Actual recovery is the only way that a data center can be certain that data is fully recoverable. Backup or restore testing has become a dying practice in most data centers, and as a result, organizations could be far less resilient than they believe they are.
Action Item:
- Perform data recovery testing at least once a year on a subset of data to ensure that the backup strategy can effectively meet the stated protection SLAs. More-frequent testing of the most mission-critical data may be warranted.

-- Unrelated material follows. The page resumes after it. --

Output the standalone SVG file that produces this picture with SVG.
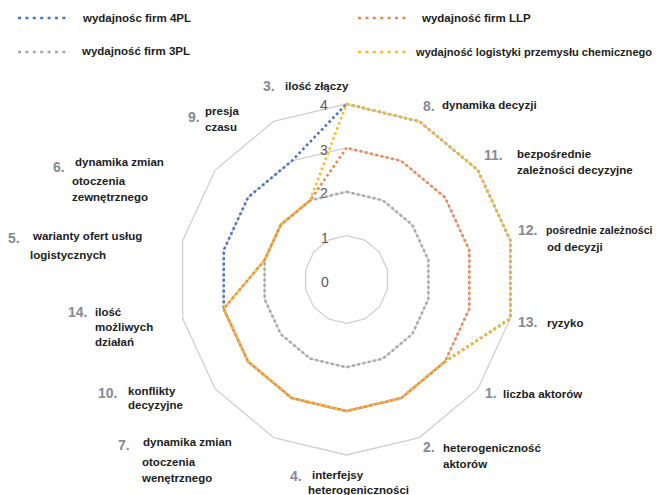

8. Ensure That the Cloud Backup Has a Local Copy
Public cloud options are becoming increasingly considered for server workloads, especially for remote-office and departmental computing environments. The best practices discussed above apply equally as well in a cloud backup deployment. While most organizations cite concerns over security as their top cloud issue, the greater issue is often latency, as data encryption and key management are well-established methods for protecting off-site backup data. This means that an on-premises, local copy of the data, or at least the most recent backup of the most critical data, is best practice. Thus, a disk-to-disk-to-cloud (D2D2C) model is emerging (for a deeper look into best practices for cloud backup, see "Is Cloud Backup Right for Your Servers?").
Action Item:
- Ensure that all servers with a restore data payload of 50GB or more, and an RTO of one day or less, have local disk copies of the backup data for first-level operational restore requirements. This would only be for protection against logical errors, such as accidental deletion and data corruption, and a limited number of physical threats, and the cloud copy of the data would be used for larger disaster recovery remediation.